Winter canned food drive is a success

Graphic by Emma Talkoff

Graphic by Emma Talkoff

Graphic by Emma Talkoff

Since the economic recession began in 2008, an increasing number of Americans are living in poverty and face the challenge of food insecurity. According to a 2010 report published by the United States Department of Agriculture’s economic research service, approximately one in every seven American households were food insecure. During the month of November, students sought to reduce hunger rates through Leadership’s annual holiday food drive.

The drive, which began on November 2 and ended on November 22, raised an estimated 3,500 cans of food. As in previous years, students brought in canned goods to their tutorial classes for collection and the tutorial that donated the most cans won a pizza party.
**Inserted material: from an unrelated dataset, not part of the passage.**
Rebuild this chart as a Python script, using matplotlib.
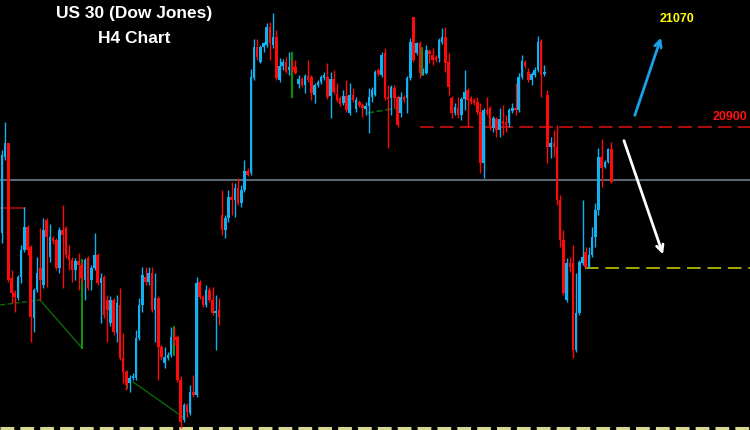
# US 30 (Dow Jones) H4 candlestick chart

import numpy as np
import matplotlib.pyplot as plt

# candle data (open, high, low, close)
opens = [20688, 20840, 20868, 20598, 20568, 20558, 20600, 20654, 20700, 20660,
         20518, 20574, 20618, 20584, 20714, 20640, 20678, 20674, 20618, 20694,
         20698, 20644, 20634, 20614, 20632, 20624, 20594, 20638, 20594, 20618,
         20644, 20588, 20600, 20554, 20508, 20554, 20488, 20544, 20438, 20410,
         20388, 20398, 20398, 20478, 20544, 20600, 20590, 20608, 20534, 20558,
         20460, 20428, 20438, 20444, 20480, 20480, 20394, 20314, 20344, 20328,
         20370, 20364, 20590, 20560, 20544, 20574, 20554, 20528, 20534, 20724,
         20694, 20718, 20760, 20754, 20778, 20748, 20774, 20812, 20808, 20998,
         21060, 21030, 21060, 21064, 21100, 21064, 21080, 20994, 21022, 21030,
         21014, 21020, 21020, 20986, 20996, 20984, 21002, 21000, 20964, 20984,
         20990, 20998, 21000, 20962, 20996, 20966, 20958, 20948, 20962, 20928,
         20964, 20936, 20950, 20944, 20936, 20942, 20960, 20964, 21014, 21004,
         21048, 20960, 20958, 20978, 20960, 20928, 20960, 20958, 20998, 21120,
         21048, 21068, 21008, 21008, 21052, 21044, 21040, 21038, 21070, 21080,
         21030, 20958, 20928, 20938, 20924, 20956, 20974, 20958, 20954, 20950,
         20930, 20828, 20934, 20938, 20898, 20916, 20894, 20912, 20910, 20908,
         20932, 20938, 20934, 21000, 21030, 21010, 20994, 21004, 21014, 21072,
         21006, 20964, 20860, 20868, 20860, 20754, 20674, 20554, 20628, 20628,
         20454, 20528, 20628, 20650, 20620, 20644, 20680, 20734, 20840, 20820,
         20830, 20856]
highs = [20854, 20910, 20868, 20614, 20574, 20604, 20664, 20740, 20704, 20664,
         20578, 20640, 20698, 20718, 20718, 20706, 20682, 20678, 20700, 20744,
         20702, 20664, 20640, 20638, 20648, 20630, 20638, 20642, 20624, 20688,
         20648, 20608, 20604, 20564, 20562, 20558, 20564, 20578, 20488, 20414,
         20404, 20408, 20494, 20558, 20620, 20620, 20620, 20620, 20608, 20562,
         20464, 20460, 20450, 20500, 20500, 20484, 20402, 20348, 20348, 20384,
         20404, 20600, 20594, 20564, 20584, 20580, 20580, 20564, 20558, 20774,
         20724, 20774, 20790, 20788, 20798, 20784, 20834, 20818, 21016, 21076,
         21076, 21064, 21070, 21108, 21110, 21128, 21094, 21038, 21036, 21040,
         21050, 21034, 21034, 21004, 21000, 21006, 21034, 21004, 20988, 20994,
         21004, 21010, 21028, 21010, 21014, 20988, 20962, 20974, 20994, 20988,
         20978, 20960, 20954, 20948, 20950, 20978, 20980, 21014, 21018, 21050,
         21058, 20984, 20984, 20984, 20964, 20970, 20964, 21002, 21078, 21120,
         21070, 21072, 21018, 21064, 21056, 21058, 21044, 21078, 21098, 21100,
         21048, 20962, 20948, 20960, 20960, 21014, 20978, 20962, 20958, 20960,
         20948, 20938, 20960, 20942, 20922, 20920, 20938, 20944, 20924, 20938,
         20948, 20988, 21008, 21044, 21034, 21018, 21010, 21020, 21082, 21076,
         21024, 20974, 20880, 20894, 20904, 20764, 20694, 20638, 20640, 20664,
         20608, 20634, 20754, 20660, 20660, 20700, 20748, 20858, 20876, 20834,
         20858, 20870]
lows = [20668, 20834, 20590, 20548, 20530, 20554, 20588, 20650, 20644, 20470,
        20490, 20570, 20554, 20578, 20580, 20630, 20666, 20614, 20608, 20578,
        20638, 20614, 20590, 20594, 20574, 20590, 20554, 20574, 20574, 20614,
        20584, 20508, 20518, 20470, 20502, 20484, 20470, 20434, 20388, 20374,
        20370, 20394, 20394, 20474, 20530, 20584, 20584, 20530, 20470, 20394,
        20434, 20418, 20434, 20440, 20464, 20390, 20298, 20310, 20320, 20324,
        20360, 20360, 20556, 20540, 20540, 20550, 20524, 20454, 20504, 20684,
        20678, 20710, 20724, 20720, 20744, 20740, 20770, 20802, 20804, 20994,
        21034, 21028, 21050, 21060, 21034, 21058, 20994, 20990, 21014, 21008,
        21004, 21010, 21006, 20978, 20980, 20968, 20990, 20954, 20948, 20980,
        20986, 20994, 20956, 20918, 20966, 20950, 20942, 20944, 20930, 20924,
        20950, 20930, 20940, 20920, 20924, 20888, 20950, 20962, 21002, 21000,
        20954, 20858, 20924, 20940, 20900, 20920, 20950, 20928, 20994, 21030,
        21044, 20998, 21004, 21006, 21028, 21024, 21030, 21030, 21066, 21010,
        20964, 20918, 20924, 20918, 20914, 20934, 20900, 20946, 20944, 20926,
        20808, 20798, 20924, 20894, 20890, 20880, 20880, 20884, 20890, 20900,
        20928, 20924, 20930, 20996, 21018, 20990, 20984, 21000, 21010, 20960,
        21002, 20828, 20838, 20840, 20744, 20660, 20564, 20550, 20610, 20438,
        20450, 20524, 20624, 20618, 20618, 20640, 20660, 20724, 20780, 20818,
        20828, 20788]
closes = [20844, 20868, 20594, 20568, 20560, 20600, 20654, 20700, 20654, 20520,
          20574, 20608, 20594, 20694, 20680, 20680, 20672, 20618, 20694, 20684,
          20644, 20634, 20614, 20632, 20624, 20598, 20634, 20578, 20618, 20644,
          20588, 20598, 20524, 20534, 20554, 20490, 20548, 20438, 20410, 20384,
          20398, 20402, 20478, 20544, 20604, 20590, 20608, 20534, 20558, 20460,
          20440, 20440, 20444, 20480, 20474, 20394, 20310, 20344, 20330, 20370,
          20364, 20588, 20560, 20544, 20574, 20554, 20528, 20532, 20520, 20694,
          20718, 20760, 20754, 20778, 20748, 20774, 20812, 20804, 21000, 21060,
          21040, 21060, 21068, 21100, 21068, 21080, 20998, 21022, 21030, 21010,
          21020, 21016, 21008, 20996, 20984, 21002, 20994, 20968, 20984, 20990,
          21000, 21004, 20960, 20996, 20970, 20954, 20946, 20962, 20934, 20964,
          20954, 20954, 20944, 20938, 20942, 20960, 20974, 21010, 21006, 21044,
          20958, 20956, 20980, 20958, 20904, 20960, 20954, 20998, 21070, 21034,
          21068, 21008, 21010, 21054, 21046, 21034, 21034, 21074, 21080, 21028,
          20980, 20928, 20940, 20924, 20956, 20970, 20954, 20950, 20948, 20930,
          20828, 20934, 20928, 20900, 20918, 20894, 20916, 20906, 20904, 20934,
          20938, 20934, 21000, 21032, 21022, 20994, 21006, 21014, 21070, 21004,
          21010, 20860, 20868, 20860, 20754, 20674, 20568, 20628, 20620, 20454,
          20528, 20630, 20640, 20620, 20644, 20680, 20734, 20840, 20818, 20830,
          20856, 20790]

# levels
resist_level = 20900
support_level = 20618
mid_level = 20794
target_up = 21070

blue = '#12B2F2'
red = '#FF0A0A'

o = np.array(opens)
c = np.array(closes)
h = np.maximum(np.array(highs), np.maximum(o, c))
l = np.minimum(np.array(lows), np.minimum(o, c))
x = np.arange(len(o))
up = c >= o
cols = np.where(up, blue, red)

fig = plt.figure(figsize=(7.5, 4.3), dpi=100, facecolor='black')
ax = fig.add_axes([0, 0, 1, 1])
ax.set_facecolor('black')
ax.set_xlim(-0.63, 234.5)
ax.set_ylim(20294, 21154)
ax.axis('off')

# horizontal lines
ax.axhline(mid_level, color='#5A6670', lw=1.5, zorder=1)
ax.plot([131, 234.5], [resist_level, resist_level], color='#E01010', lw=1.1,
        dashes=(9, 4), zorder=1)
ax.plot([182.8, 234.5], [support_level, support_level], color='#A8A800', lw=1.4,
        dashes=(7, 3.5), zorder=1)
ax.plot([-0.63, 234.5], [20298, 20298], color='#D8D890', lw=2.2,
        dashes=(4.5, 2), zorder=1)

# zigzag indicator bits
dkgreen = '#0A6A0A'
ltgreen = '#10B010'
ax.plot([-0.6, 11.9], [20544, 20554], color=dkgreen, lw=1, ls='--')
ax.plot([11.9, 25.1], [20554, 20458], color=dkgreen, lw=1)
ax.plot([25.1, 25.1], [20634, 20458], color=ltgreen, lw=1.2)
ax.plot([39.2, 39.2], [20410, 20378], color=ltgreen, lw=1.2)
ax.plot([41.1, 56.7], [20390, 20320], color=dkgreen, lw=1)
ax.plot([53.9, 53.9], [20500, 20444], color=ltgreen, lw=1.2)
ax.plot([90.9, 90.9], [21048, 20960], color='#0A8A0A', lw=1.6)
ax.plot([131.7, 131.7], [21058, 21004], color=ltgreen, lw=1.2)
ax.plot([114.7, 125.7], [20928, 20940], color=dkgreen, lw=1.2, ls='--')
ax.plot([-0.6, 7.2], [20738, 20738], color='#A01010', lw=1.2)

# candles
ax.vlines(x, l, h, colors=cols, lw=1, zorder=2)
body = np.maximum(np.abs(c - o), 3)
ax.bar(x, body, bottom=np.minimum(o, c), width=0.8, color=cols,
       linewidth=0, zorder=3)

# arrows
ax.annotate('', xy=(206.9, 21084), xytext=(198.1, 20918),
            arrowprops=dict(arrowstyle='->', color='#1AA0E8', lw=2,
                            mutation_scale=12))
ax.annotate('', xy=(207.5, 20640), xytext=(194.7, 20878),
            arrowprops=dict(arrowstyle='->', color='white', lw=2,
                            mutation_scale=12))

ax.text(211.6, 21116, str(target_up), color='#FFFF00', fontsize=9,
        fontweight='bold', family='Liberation Sans', ha='center', va='center',
        zorder=5)
ax.text(228.2, 20920, str(resist_level), color='#FF1010', fontsize=9,
        fontweight='bold', family='Liberation Sans', ha='center', va='center')

fig.text(0.179, 0.968, 'US 30 (Dow Jones)', color='white', fontsize=12.5,
         fontweight='bold', family='Liberation Sans', ha='center', va='center')
fig.text(0.179, 0.91, 'H4 Chart', color='white', fontsize=12.5,
         fontweight='bold', family='Liberation Sans', ha='center', va='center')

fig.savefig('out.png', dpi=100, facecolor='black')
However this year modifications were made to the competition to differentiate between regular tutorial classes and math classes offering extra credit. The food drive rewarded the tutorial class with the largest donation with a pizza party, but excluded the math classes, that offered extra credit.

“In the past, one of the math teachers would always win, because more students donated to those classes because extra credit was offered. We thought this was unfair for the rest of the tutorial classes, so that’s why the competition was changed,” said junior Elizabeth Milosky, co-commissioner of Leadership’s outreach committee.

This year math teachers, David Wetzel, Eva Rieder, Susan Proksch, and Rebecca Henn all offered their students extra credit in exchange for canned goods.

“We found that math kids didn’t bring cans without incentive, but when extra credit is offered students donate hugely more,” said Rieder. She hopes that by giving students an incentive to donate it will encourage them to be more charitable in the future. She said, “I give to a lot of charities, and I think that its very important to teach about giving.”

Many students saw the incentive of extra credit as encouraging and a good way to collect more cans.

“I think that people should be willing to donate without an incentive…but I think that [offering extra credit] is a good way to motivate people. I would be more inspired to donate with extra credit on the line, especially in a class like math in which extra credit can go a long way,” said junior Erin Savino.

Freshman Grace Doughtery, agreed with Savino. “I think that [giving extra credit] is a good way to encourage the students, but I also think the students should try to bring in canned foods out of the goodness of their own hearts,” she said.

Junior Jake Zwiebach disagreed and believes that offering extra credit sends a bad message to students. “It’s not like I don’t want the extra credit, but giving extra credit for the canned food drive is the equivalent of buying your grades. It sets a bad example for students,” he said.

Milosky doesn’t see offering extra credit as a problem. “People that would donate anyway from their ‘kindness of their heart’ are still going to donate. And no matter what their motivation is, everyone is donating for a good cause,” she said.

All cans that were collected at school were donated to the Marin Food Bank. According to their website, the organization hopes to collect 200,000 pounds of food this holiday season in order to provide over 906,000 meals to those living in Marin and San Francisco who cannot afford food themselves.

Despite the question over whether offering extra credit incentive to students sends the wrong message, the incentive continues to work as the majority of the overall 3,500 cans came from the math building, with some math classes donating more than a thousand cans each. This amount was significantly larger than Cathryn Bruno’s winning tutorial class, which won with a total of twenty cans.